Record set:

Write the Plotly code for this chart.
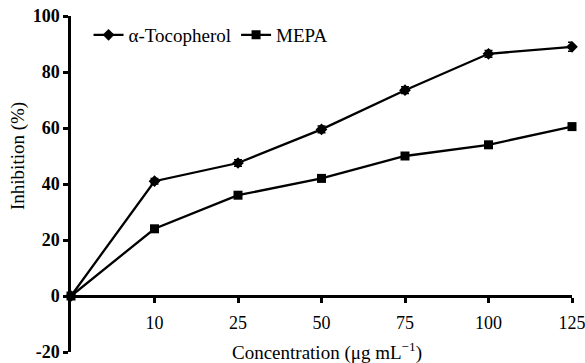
* * *
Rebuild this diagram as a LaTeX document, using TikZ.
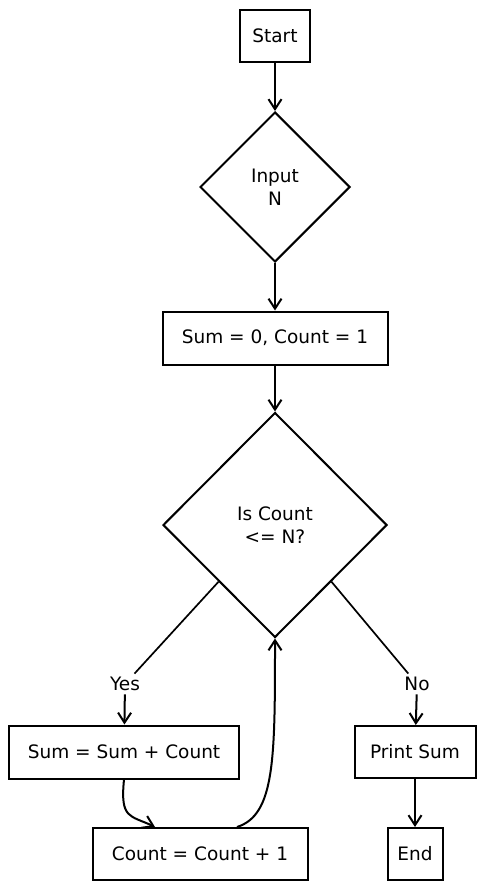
...
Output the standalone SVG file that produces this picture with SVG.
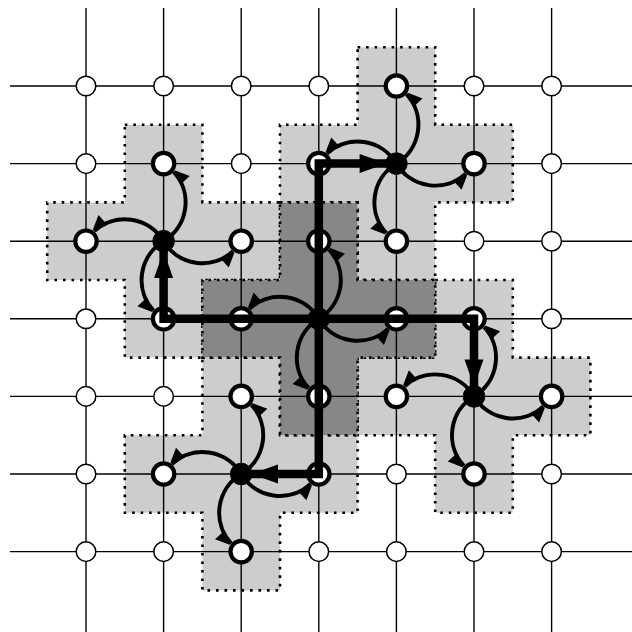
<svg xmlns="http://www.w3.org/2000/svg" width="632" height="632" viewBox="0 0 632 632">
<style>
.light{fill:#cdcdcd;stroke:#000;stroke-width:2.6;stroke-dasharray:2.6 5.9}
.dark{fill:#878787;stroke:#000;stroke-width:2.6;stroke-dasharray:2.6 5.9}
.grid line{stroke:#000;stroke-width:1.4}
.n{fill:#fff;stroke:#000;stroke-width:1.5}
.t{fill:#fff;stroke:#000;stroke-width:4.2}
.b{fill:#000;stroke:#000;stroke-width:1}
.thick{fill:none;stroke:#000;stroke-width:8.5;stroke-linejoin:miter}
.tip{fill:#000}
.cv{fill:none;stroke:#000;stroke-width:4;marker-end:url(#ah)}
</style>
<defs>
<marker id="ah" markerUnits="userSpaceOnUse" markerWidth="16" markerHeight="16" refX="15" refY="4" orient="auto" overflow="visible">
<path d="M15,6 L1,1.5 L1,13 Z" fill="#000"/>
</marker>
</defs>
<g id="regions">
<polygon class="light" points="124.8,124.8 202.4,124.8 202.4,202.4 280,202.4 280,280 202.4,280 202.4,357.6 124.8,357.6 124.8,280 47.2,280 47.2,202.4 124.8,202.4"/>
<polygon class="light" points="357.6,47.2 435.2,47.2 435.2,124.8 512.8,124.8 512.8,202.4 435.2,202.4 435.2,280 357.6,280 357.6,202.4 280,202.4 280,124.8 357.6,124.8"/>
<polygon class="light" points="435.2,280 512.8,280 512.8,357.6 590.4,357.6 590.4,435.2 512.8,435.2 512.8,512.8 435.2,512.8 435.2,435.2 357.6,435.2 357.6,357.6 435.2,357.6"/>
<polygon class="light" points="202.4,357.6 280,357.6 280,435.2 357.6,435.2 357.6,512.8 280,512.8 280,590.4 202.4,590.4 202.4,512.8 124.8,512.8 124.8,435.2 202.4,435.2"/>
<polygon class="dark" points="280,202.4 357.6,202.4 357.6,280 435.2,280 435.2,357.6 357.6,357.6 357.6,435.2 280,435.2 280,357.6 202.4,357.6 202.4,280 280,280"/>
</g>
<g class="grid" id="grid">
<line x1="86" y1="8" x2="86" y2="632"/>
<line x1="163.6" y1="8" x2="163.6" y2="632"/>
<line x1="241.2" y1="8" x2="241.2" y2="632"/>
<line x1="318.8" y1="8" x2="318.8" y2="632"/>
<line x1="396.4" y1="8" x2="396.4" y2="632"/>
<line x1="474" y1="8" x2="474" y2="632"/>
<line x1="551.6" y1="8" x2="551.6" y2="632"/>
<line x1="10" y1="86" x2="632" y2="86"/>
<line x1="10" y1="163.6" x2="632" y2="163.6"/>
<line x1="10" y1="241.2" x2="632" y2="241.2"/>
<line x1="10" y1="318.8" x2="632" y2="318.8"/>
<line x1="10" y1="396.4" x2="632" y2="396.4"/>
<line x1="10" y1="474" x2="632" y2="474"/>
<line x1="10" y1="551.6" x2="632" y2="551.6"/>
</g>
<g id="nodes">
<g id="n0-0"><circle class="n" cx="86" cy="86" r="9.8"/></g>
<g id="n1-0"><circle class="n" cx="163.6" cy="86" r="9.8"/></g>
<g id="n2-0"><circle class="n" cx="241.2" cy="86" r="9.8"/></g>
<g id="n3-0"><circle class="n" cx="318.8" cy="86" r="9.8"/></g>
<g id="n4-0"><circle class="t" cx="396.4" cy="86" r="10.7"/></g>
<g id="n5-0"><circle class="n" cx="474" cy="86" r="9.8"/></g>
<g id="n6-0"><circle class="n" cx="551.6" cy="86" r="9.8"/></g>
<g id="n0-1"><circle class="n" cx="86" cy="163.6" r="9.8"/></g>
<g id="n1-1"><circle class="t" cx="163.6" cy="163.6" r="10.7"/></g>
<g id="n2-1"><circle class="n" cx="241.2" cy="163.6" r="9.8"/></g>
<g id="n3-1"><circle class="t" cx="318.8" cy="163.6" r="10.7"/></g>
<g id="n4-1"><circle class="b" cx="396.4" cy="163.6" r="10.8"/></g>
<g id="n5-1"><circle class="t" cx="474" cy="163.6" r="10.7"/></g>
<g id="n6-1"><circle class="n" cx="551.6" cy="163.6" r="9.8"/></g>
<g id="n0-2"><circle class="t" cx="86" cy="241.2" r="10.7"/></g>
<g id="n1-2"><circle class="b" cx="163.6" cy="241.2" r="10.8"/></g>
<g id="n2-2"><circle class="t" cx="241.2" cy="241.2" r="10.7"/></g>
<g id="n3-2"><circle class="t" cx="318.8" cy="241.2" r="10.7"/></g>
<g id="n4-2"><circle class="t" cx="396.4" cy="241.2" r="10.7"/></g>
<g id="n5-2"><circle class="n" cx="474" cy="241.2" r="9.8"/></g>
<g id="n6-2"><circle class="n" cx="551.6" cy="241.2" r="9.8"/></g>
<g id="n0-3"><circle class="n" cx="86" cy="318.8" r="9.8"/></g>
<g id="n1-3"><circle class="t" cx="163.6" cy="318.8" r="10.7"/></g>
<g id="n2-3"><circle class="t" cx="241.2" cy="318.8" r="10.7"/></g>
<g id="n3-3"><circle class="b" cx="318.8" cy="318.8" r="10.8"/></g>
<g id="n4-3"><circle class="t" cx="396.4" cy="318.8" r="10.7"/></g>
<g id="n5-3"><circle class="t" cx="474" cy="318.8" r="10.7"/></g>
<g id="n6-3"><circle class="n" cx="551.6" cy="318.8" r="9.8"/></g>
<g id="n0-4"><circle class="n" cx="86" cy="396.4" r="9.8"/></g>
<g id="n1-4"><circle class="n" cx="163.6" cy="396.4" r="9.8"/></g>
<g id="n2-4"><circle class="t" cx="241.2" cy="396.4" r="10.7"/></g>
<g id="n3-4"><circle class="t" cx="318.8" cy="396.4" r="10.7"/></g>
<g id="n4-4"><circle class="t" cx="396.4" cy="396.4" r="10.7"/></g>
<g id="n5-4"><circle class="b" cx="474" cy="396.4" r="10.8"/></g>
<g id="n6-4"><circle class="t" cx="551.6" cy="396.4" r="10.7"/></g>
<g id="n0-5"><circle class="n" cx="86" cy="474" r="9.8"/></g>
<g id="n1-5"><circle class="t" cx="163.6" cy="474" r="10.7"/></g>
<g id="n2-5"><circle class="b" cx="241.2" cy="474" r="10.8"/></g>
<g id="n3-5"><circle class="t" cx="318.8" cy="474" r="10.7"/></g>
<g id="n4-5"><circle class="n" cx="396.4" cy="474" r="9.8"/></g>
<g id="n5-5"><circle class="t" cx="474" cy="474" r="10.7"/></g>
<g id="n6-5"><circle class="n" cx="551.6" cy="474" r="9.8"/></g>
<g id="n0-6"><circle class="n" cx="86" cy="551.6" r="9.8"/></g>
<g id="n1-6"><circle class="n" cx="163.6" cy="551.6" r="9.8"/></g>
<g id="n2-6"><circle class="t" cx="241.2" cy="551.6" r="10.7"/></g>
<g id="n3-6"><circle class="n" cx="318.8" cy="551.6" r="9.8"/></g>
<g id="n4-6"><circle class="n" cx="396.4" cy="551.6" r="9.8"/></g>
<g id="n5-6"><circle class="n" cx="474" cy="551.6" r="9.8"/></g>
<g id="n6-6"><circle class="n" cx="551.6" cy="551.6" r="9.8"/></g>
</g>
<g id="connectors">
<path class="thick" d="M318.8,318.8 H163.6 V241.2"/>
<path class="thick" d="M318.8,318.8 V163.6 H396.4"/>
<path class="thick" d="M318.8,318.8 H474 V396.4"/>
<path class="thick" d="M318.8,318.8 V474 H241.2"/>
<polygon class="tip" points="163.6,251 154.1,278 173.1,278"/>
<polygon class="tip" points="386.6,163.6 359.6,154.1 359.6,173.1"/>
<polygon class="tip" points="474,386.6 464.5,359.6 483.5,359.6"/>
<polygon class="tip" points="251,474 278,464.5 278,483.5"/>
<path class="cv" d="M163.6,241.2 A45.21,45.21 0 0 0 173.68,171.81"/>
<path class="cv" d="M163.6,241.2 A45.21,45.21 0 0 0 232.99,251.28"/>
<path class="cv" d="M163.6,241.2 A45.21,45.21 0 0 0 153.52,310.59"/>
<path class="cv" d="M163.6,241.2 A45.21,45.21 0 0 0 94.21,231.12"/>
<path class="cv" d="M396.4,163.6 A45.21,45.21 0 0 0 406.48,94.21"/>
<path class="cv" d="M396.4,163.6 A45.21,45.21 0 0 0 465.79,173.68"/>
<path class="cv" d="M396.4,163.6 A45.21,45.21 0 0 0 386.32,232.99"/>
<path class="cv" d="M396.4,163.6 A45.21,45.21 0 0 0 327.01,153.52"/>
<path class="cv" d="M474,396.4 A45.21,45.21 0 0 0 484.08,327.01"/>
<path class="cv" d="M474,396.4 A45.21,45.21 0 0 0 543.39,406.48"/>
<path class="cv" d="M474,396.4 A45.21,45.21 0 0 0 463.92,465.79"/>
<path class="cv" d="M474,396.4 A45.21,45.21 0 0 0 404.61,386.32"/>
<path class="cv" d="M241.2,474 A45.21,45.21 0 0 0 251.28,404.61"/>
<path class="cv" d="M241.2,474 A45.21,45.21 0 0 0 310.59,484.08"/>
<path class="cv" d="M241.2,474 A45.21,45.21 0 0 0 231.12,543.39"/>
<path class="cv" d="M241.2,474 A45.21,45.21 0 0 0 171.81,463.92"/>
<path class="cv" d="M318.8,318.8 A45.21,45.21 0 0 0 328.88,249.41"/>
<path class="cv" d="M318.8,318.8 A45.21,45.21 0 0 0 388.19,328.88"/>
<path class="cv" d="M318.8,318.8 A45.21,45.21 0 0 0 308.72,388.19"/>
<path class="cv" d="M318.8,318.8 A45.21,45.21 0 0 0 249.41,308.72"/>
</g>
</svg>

Exercise: Identify each line in the entries with the word "this" and copy it.

Response to the exercise:
Write the Plotly code for this chart.
Rebuild this diagram as a LaTeX document, using TikZ.
Output the standalone SVG file that produces this picture with SVG.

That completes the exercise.